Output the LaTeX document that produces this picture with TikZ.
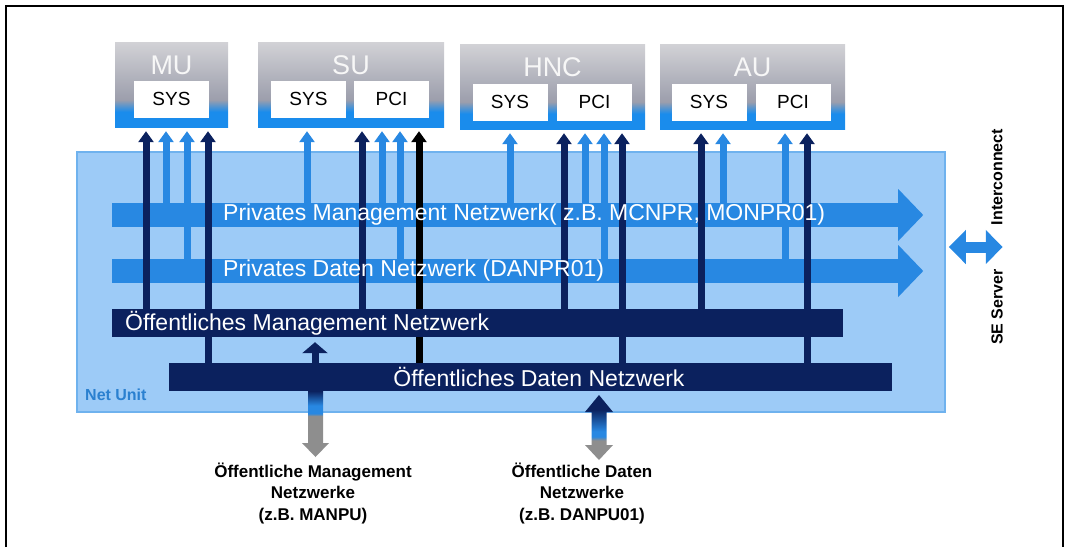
\documentclass[tikz,border=0pt]{standalone}
\usepackage{fontspec}
\setmainfont{Liberation Sans}
\usetikzlibrary{arrows.meta}

\definecolor{netfill}{HTML}{9DCBF7}
\definecolor{netline}{HTML}{6FB2EE}
\definecolor{bandblue}{HTML}{2888E2}
\definecolor{navy}{HTML}{0B215E}
\definecolor{unitblue}{HTML}{1A8CEC}
\definecolor{unitgray}{HTML}{9C9EAC}
\definecolor{unitlight}{HTML}{D2D2D6}
\definecolor{dropgray}{HTML}{8E8E8E}
\definecolor{labelblue}{HTML}{2A80D0}

\pgfdeclareverticalshading{unitshade}{100bp}{color(0bp)=(unitblue); color(34bp)=(unitblue); color(41bp)=(unitgray); color(75bp)=(unitlight); color(100bp)=(unitlight)}
\pgfdeclareverticalshading{mgmtdrop}{100bp}{color(0bp)=(dropgray); color(56bp)=(dropgray); color(58bp)=(bandblue); color(64bp)=(bandblue); color(75bp)=(navy); color(100bp)=(navy)}
\pgfdeclareverticalshading{datadrop}{100bp}{color(0bp)=(dropgray); color(40bp)=(dropgray); color(43bp)=(bandblue); color(47bp)=(bandblue); color(64bp)=(navy); color(100bp)=(navy)}

\pgfdeclarelayer{front}
\pgfsetlayers{main,front}

\tikzset{
  unit/.style={shade, shading=unitshade, minimum height=85pt, inner sep=0pt},
  title/.style={text=white!94!gray, font=\fontsize{27}{30}\selectfont, inner sep=0pt},
  card/.style={fill=white, minimum width=75pt, minimum height=37pt, inner sep=0pt, font=\fontsize{19}{22}\selectfont},
  band/.style={fill=bandblue, minimum width=786pt, minimum height=24pt, inner sep=0pt},
  bar/.style={fill=navy, minimum height=28pt, inner sep=0pt},
  bandtext/.style={text=white, font=\fontsize{23}{26}\selectfont, inner sep=0pt},
  link/.style={line width=7pt, -{Triangle[width=15pt,length=11pt]}, shorten >=4pt},
  netlabel/.style={font=\bfseries\fontsize{17}{21.5}\selectfont, align=center, inner sep=0pt},
  sidetext/.style={font=\bfseries\fontsize{16}{18}\selectfont, rotate=90, inner sep=0pt}
}

\begin{document}
\begin{tikzpicture}[x=1pt,y=-1pt]
\useasboundingbox (0,0) rectangle (1066,547);
\draw[line width=2pt] (6,547) -- (6,6) -- (1063,6) -- (1063,547);

\node[fill=netfill, draw=netline, line width=1.5pt, minimum width=868pt, minimum height=260pt, inner sep=0pt] (netunit) at (511,282) {};
\node[anchor=west, text=labelblue, font=\bfseries\fontsize{16}{18}\selectfont, inner sep=0pt] (netname) at (85,395) {Net Unit};

\node[unit, minimum width=113pt] (mu) at (171.5,84.5) {};
\node[unit, minimum width=186pt] (su) at (351,84.5) {};
\node[unit, minimum width=185pt] (hnc) at (552.5,86.5) {};
\node[unit, minimum width=185pt] (au) at (752.5,86.5) {};
\node[title] (mu-t) at (171.5,65) {MU};
\node[title] (su-t) at (351,65) {SU};
\node[title] (hnc-t) at (552.5,67) {HNC};
\node[title] (au-t) at (752.5,67) {AU};
\node[card] (mu-sys) at (171.5,99) {SYS};
\node[card] (su-sys) at (308.5,99) {SYS};
\node[card] (su-pci) at (391.5,99) {PCI};
\node[card] (hnc-sys) at (510,102) {SYS};
\node[card] (hnc-pci) at (594.5,102) {PCI};
\node[card] (au-sys) at (709,102) {SYS};
\node[card] (au-pci) at (793,102) {PCI};

\node[band] (pmgmt) at (505,215) {};
\fill[bandblue] (pmgmt.east) ++(0,-26) -- ++(25,26) -- ++(-25,26) -- cycle;
\node[band] (pdaten) at (505,271) {};
\fill[bandblue] (pdaten.east) ++(0,-26) -- ++(25,26) -- ++(-25,26) -- cycle;

\begin{pgfonlayer}{front}
\node[bandtext, anchor=west] (pmgmt-t) at (223,215) {Privates Management Netzwerk( z.B. MCNPR, MONPR01)};
\node[bandtext, anchor=west] (pdaten-t) at (223,271) {Privates Daten Netzwerk (DANPR01)};
\node[bar, minimum width=731pt] (omgmt) at (477.5,323) {};
\node[bandtext, anchor=west] (omgmt-t) at (125,323) {Öffentliches Management Netzwerk};
\node[bar, minimum width=723pt] (odaten) at (530.5,377) {};
\node[bandtext] (odaten-t) at (539,377) {Öffentliches Daten Netzwerk};
\draw[navy, line width=7pt, -{Triangle[width=25pt,length=11pt]}, shorten >=5pt] (315,0 |- odaten.center) -- (315,0 |- omgmt.south);
\end{pgfonlayer}

\foreach \x/\net/\col/\unit in {146/omgmt/navy/mu, 166/pmgmt/bandblue/mu, 187/pdaten/bandblue/mu, 208/odaten/navy/mu,
  307/pmgmt/bandblue/su, 362/omgmt/navy/su, 382/pmgmt/bandblue/su, 400/pdaten/bandblue/su, 419/odaten/black/su,
  510/pmgmt/bandblue/hnc, 564/omgmt/navy/hnc, 585/pmgmt/bandblue/hnc, 604/pdaten/bandblue/hnc, 622/odaten/navy/hnc,
  701/omgmt/navy/au, 723/pmgmt/bandblue/au, 785/pdaten/bandblue/au, 807/odaten/navy/au}
  \draw[link, \col] (\x,0 |- \net.center) -- (\x,0 |- \unit.south);

\shade[shading=mgmtdrop] (308,391) -- (323,391) -- (323,443) -- (329,443) -- (315.5,457) -- (302,443) -- (308,443) -- cycle;
\shade[shading=datadrop] (599,395) -- (613,412) -- (606.5,412) -- (606.5,445) -- (613,445) -- (599,460) -- (585,445) -- (591.5,445) -- (591.5,412) -- (585,412) -- cycle;

\node[netlabel] (mlabel) at (313,493) {Öffentliche Management\\Netzwerke\\(z.B. MANPU)};
\node[netlabel] (dlabel) at (582,493) {Öffentliche Daten\\Netzwerke\\(z.B. DANPU01)};

\draw[bandblue, line width=11pt, {Triangle[width=33pt,length=17pt]}-{Triangle[width=33pt,length=17pt]}] ([xshift=3pt]netunit.east |- 0,247) -- ++(54,0);
\node[sidetext] (inter) at (997,177) {Interconnect};
\node[sidetext] (server) at (997,307) {SE Server};
\end{tikzpicture}
\end{document}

—————

WRITTEN REQUEST:
The material above holds pictures; copy everything else in it exactly.

WRITTEN SOLUTION:
Output the LaTeX document that produces this picture with TikZ.
\documentclass[tikz,border=0pt]{standalone}
\usepackage{fontspec}
\setmainfont{Liberation Sans}
\usetikzlibrary{arrows.meta}

\definecolor{netfill}{HTML}{9DCBF7}
\definecolor{netline}{HTML}{6FB2EE}
\definecolor{bandblue}{HTML}{2888E2}
\definecolor{navy}{HTML}{0B215E}
\definecolor{unitblue}{HTML}{1A8CEC}
\definecolor{unitgray}{HTML}{9C9EAC}
\definecolor{unitlight}{HTML}{D2D2D6}
\definecolor{dropgray}{HTML}{8E8E8E}
\definecolor{labelblue}{HTML}{2A80D0}

\pgfdeclareverticalshading{unitshade}{100bp}{color(0bp)=(unitblue); color(34bp)=(unitblue); color(41bp)=(unitgray); color(75bp)=(unitlight); color(100bp)=(unitlight)}
\pgfdeclareverticalshading{mgmtdrop}{100bp}{color(0bp)=(dropgray); color(56bp)=(dropgray); color(58bp)=(bandblue); color(64bp)=(bandblue); color(75bp)=(navy); color(100bp)=(navy)}
\pgfdeclareverticalshading{datadrop}{100bp}{color(0bp)=(dropgray); color(40bp)=(dropgray); color(43bp)=(bandblue); color(47bp)=(bandblue); color(64bp)=(navy); color(100bp)=(navy)}

\pgfdeclarelayer{front}
\pgfsetlayers{main,front}

\tikzset{
  unit/.style={shade, shading=unitshade, minimum height=85pt, inner sep=0pt},
  title/.style={text=white!94!gray, font=\fontsize{27}{30}\selectfont, inner sep=0pt},
  card/.style={fill=white, minimum width=75pt, minimum height=37pt, inner sep=0pt, font=\fontsize{19}{22}\selectfont},
  band/.style={fill=bandblue, minimum width=786pt, minimum height=24pt, inner sep=0pt},
  bar/.style={fill=navy, minimum height=28pt, inner sep=0pt},
  bandtext/.style={text=white, font=\fontsize{23}{26}\selectfont, inner sep=0pt},
  link/.style={line width=7pt, -{Triangle[width=15pt,length=11pt]}, shorten >=4pt},
  netlabel/.style={font=\bfseries\fontsize{17}{21.5}\selectfont, align=center, inner sep=0pt},
  sidetext/.style={font=\bfseries\fontsize{16}{18}\selectfont, rotate=90, inner sep=0pt}
}

\begin{document}
\begin{tikzpicture}[x=1pt,y=-1pt]
\useasboundingbox (0,0) rectangle (1066,547);
\draw[line width=2pt] (6,547) -- (6,6) -- (1063,6) -- (1063,547);

\node[fill=netfill, draw=netline, line width=1.5pt, minimum width=868pt, minimum height=260pt, inner sep=0pt] (netunit) at (511,282) {};
\node[anchor=west, text=labelblue, font=\bfseries\fontsize{16}{18}\selectfont, inner sep=0pt] (netname) at (85,395) {Net Unit};

\node[unit, minimum width=113pt] (mu) at (171.5,84.5) {};
\node[unit, minimum width=186pt] (su) at (351,84.5) {};
\node[unit, minimum width=185pt] (hnc) at (552.5,86.5) {};
\node[unit, minimum width=185pt] (au) at (752.5,86.5) {};
\node[title] (mu-t) at (171.5,65) {MU};
\node[title] (su-t) at (351,65) {SU};
\node[title] (hnc-t) at (552.5,67) {HNC};
\node[title] (au-t) at (752.5,67) {AU};
\node[card] (mu-sys) at (171.5,99) {SYS};
\node[card] (su-sys) at (308.5,99) {SYS};
\node[card] (su-pci) at (391.5,99) {PCI};
\node[card] (hnc-sys) at (510,102) {SYS};
\node[card] (hnc-pci) at (594.5,102) {PCI};
\node[card] (au-sys) at (709,102) {SYS};
\node[card] (au-pci) at (793,102) {PCI};

\node[band] (pmgmt) at (505,215) {};
\fill[bandblue] (pmgmt.east) ++(0,-26) -- ++(25,26) -- ++(-25,26) -- cycle;
\node[band] (pdaten) at (505,271) {};
\fill[bandblue] (pdaten.east) ++(0,-26) -- ++(25,26) -- ++(-25,26) -- cycle;

\begin{pgfonlayer}{front}
\node[bandtext, anchor=west] (pmgmt-t) at (223,215) {Privates Management Netzwerk( z.B. MCNPR, MONPR01)};
\node[bandtext, anchor=west] (pdaten-t) at (223,271) {Privates Daten Netzwerk (DANPR01)};
\node[bar, minimum width=731pt] (omgmt) at (477.5,323) {};
\node[bandtext, anchor=west] (omgmt-t) at (125,323) {Öffentliches Management Netzwerk};
\node[bar, minimum width=723pt] (odaten) at (530.5,377) {};
\node[bandtext] (odaten-t) at (539,377) {Öffentliches Daten Netzwerk};
\draw[navy, line width=7pt, -{Triangle[width=25pt,length=11pt]}, shorten >=5pt] (315,0 |- odaten.center) -- (315,0 |- omgmt.south);
\end{pgfonlayer}

\foreach \x/\net/\col/\unit in {146/omgmt/navy/mu, 166/pmgmt/bandblue/mu, 187/pdaten/bandblue/mu, 208/odaten/navy/mu,
  307/pmgmt/bandblue/su, 362/omgmt/navy/su, 382/pmgmt/bandblue/su, 400/pdaten/bandblue/su, 419/odaten/black/su,
  510/pmgmt/bandblue/hnc, 564/omgmt/navy/hnc, 585/pmgmt/bandblue/hnc, 604/pdaten/bandblue/hnc, 622/odaten/navy/hnc,
  701/omgmt/navy/au, 723/pmgmt/bandblue/au, 785/pdaten/bandblue/au, 807/odaten/navy/au}
  \draw[link, \col] (\x,0 |- \net.center) -- (\x,0 |- \unit.south);

\shade[shading=mgmtdrop] (308,391) -- (323,391) -- (323,443) -- (329,443) -- (315.5,457) -- (302,443) -- (308,443) -- cycle;
\shade[shading=datadrop] (599,395) -- (613,412) -- (606.5,412) -- (606.5,445) -- (613,445) -- (599,460) -- (585,445) -- (591.5,445) -- (591.5,412) -- (585,412) -- cycle;

\node[netlabel] (mlabel) at (313,493) {Öffentliche Management\\Netzwerke\\(z.B. MANPU)};
\node[netlabel] (dlabel) at (582,493) {Öffentliche Daten\\Netzwerke\\(z.B. DANPU01)};

\draw[bandblue, line width=11pt, {Triangle[width=33pt,length=17pt]}-{Triangle[width=33pt,length=17pt]}] ([xshift=3pt]netunit.east |- 0,247) -- ++(54,0);
\node[sidetext] (inter) at (997,177) {Interconnect};
\node[sidetext] (server) at (997,307) {SE Server};
\end{tikzpicture}
\end{document}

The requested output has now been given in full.